--- START ---

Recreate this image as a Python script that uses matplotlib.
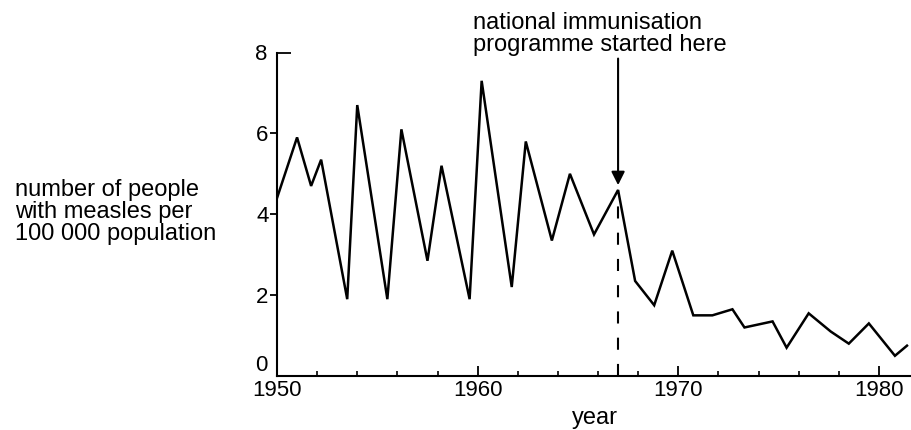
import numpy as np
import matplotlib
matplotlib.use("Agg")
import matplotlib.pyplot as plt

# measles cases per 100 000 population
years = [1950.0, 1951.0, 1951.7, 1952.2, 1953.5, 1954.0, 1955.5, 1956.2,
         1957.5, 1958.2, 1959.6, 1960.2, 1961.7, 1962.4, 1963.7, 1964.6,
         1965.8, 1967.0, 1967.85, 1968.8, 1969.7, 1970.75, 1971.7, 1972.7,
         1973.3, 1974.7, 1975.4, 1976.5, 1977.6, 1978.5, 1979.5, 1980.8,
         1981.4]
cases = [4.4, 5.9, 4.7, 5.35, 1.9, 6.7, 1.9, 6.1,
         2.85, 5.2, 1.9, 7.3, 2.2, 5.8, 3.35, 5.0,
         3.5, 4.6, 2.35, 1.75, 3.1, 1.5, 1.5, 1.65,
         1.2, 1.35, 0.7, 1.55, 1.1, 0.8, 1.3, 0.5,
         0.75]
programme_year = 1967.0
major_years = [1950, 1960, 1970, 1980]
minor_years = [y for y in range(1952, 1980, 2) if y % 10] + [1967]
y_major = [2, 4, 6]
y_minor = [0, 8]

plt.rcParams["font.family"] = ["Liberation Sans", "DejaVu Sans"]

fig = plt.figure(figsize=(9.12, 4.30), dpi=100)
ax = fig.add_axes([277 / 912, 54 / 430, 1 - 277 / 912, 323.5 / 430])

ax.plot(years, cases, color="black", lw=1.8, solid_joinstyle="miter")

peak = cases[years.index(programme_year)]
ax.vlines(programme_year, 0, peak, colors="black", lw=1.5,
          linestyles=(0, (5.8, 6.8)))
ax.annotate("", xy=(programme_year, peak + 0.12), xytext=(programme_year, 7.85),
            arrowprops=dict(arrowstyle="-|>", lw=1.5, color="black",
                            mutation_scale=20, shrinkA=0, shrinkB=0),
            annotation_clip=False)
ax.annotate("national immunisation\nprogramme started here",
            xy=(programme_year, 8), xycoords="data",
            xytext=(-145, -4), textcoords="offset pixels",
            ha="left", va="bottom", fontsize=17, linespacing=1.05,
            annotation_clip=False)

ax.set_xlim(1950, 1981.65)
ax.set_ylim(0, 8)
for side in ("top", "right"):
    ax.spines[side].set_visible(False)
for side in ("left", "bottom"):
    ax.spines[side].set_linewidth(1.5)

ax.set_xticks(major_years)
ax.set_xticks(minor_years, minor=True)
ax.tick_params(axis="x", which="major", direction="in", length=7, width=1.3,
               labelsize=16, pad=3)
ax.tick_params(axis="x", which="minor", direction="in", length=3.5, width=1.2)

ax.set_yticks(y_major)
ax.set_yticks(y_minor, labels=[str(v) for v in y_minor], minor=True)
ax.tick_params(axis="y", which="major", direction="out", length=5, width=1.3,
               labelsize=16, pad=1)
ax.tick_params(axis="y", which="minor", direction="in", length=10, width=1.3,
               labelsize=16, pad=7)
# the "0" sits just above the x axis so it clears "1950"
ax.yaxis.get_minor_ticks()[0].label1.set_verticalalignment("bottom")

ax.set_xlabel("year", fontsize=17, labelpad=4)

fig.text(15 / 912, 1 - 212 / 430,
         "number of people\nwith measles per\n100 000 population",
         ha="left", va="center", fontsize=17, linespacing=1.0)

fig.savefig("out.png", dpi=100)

--- END ---

Your instructions:
Without including any pictures, reproduce the listing exactly.

Task response:
Recreate this image as a Python script that uses matplotlib.
import numpy as np
import matplotlib
matplotlib.use("Agg")
import matplotlib.pyplot as plt

# measles cases per 100 000 population
years = [1950.0, 1951.0, 1951.7, 1952.2, 1953.5, 1954.0, 1955.5, 1956.2,
         1957.5, 1958.2, 1959.6, 1960.2, 1961.7, 1962.4, 1963.7, 1964.6,
         1965.8, 1967.0, 1967.85, 1968.8, 1969.7, 1970.75, 1971.7, 1972.7,
         1973.3, 1974.7, 1975.4, 1976.5, 1977.6, 1978.5, 1979.5, 1980.8,
         1981.4]
cases = [4.4, 5.9, 4.7, 5.35, 1.9, 6.7, 1.9, 6.1,
         2.85, 5.2, 1.9, 7.3, 2.2, 5.8, 3.35, 5.0,
         3.5, 4.6, 2.35, 1.75, 3.1, 1.5, 1.5, 1.65,
         1.2, 1.35, 0.7, 1.55, 1.1, 0.8, 1.3, 0.5,
         0.75]
programme_year = 1967.0
major_years = [1950, 1960, 1970, 1980]
minor_years = [y for y in range(1952, 1980, 2) if y % 10] + [1967]
y_major = [2, 4, 6]
y_minor = [0, 8]

plt.rcParams["font.family"] = ["Liberation Sans", "DejaVu Sans"]

fig = plt.figure(figsize=(9.12, 4.30), dpi=100)
ax = fig.add_axes([277 / 912, 54 / 430, 1 - 277 / 912, 323.5 / 430])

ax.plot(years, cases, color="black", lw=1.8, solid_joinstyle="miter")

peak = cases[years.index(programme_year)]
ax.vlines(programme_year, 0, peak, colors="black", lw=1.5,
          linestyles=(0, (5.8, 6.8)))
ax.annotate("", xy=(programme_year, peak + 0.12), xytext=(programme_year, 7.85),
            arrowprops=dict(arrowstyle="-|>", lw=1.5, color="black",
                            mutation_scale=20, shrinkA=0, shrinkB=0),
            annotation_clip=False)
ax.annotate("national immunisation\nprogramme started here",
            xy=(programme_year, 8), xycoords="data",
            xytext=(-145, -4), textcoords="offset pixels",
            ha="left", va="bottom", fontsize=17, linespacing=1.05,
            annotation_clip=False)

ax.set_xlim(1950, 1981.65)
ax.set_ylim(0, 8)
for side in ("top", "right"):
    ax.spines[side].set_visible(False)
for side in ("left", "bottom"):
    ax.spines[side].set_linewidth(1.5)

ax.set_xticks(major_years)
ax.set_xticks(minor_years, minor=True)
ax.tick_params(axis="x", which="major", direction="in", length=7, width=1.3,
               labelsize=16, pad=3)
ax.tick_params(axis="x", which="minor", direction="in", length=3.5, width=1.2)

ax.set_yticks(y_major)
ax.set_yticks(y_minor, labels=[str(v) for v in y_minor], minor=True)
ax.tick_params(axis="y", which="major", direction="out", length=5, width=1.3,
               labelsize=16, pad=1)
ax.tick_params(axis="y", which="minor", direction="in", length=10, width=1.3,
               labelsize=16, pad=7)
# the "0" sits just above the x axis so it clears "1950"
ax.yaxis.get_minor_ticks()[0].label1.set_verticalalignment("bottom")

ax.set_xlabel("year", fontsize=17, labelpad=4)

fig.text(15 / 912, 1 - 212 / 430,
         "number of people\nwith measles per\n100 000 population",
         ha="left", va="center", fontsize=17, linespacing=1.0)

fig.savefig("out.png", dpi=100)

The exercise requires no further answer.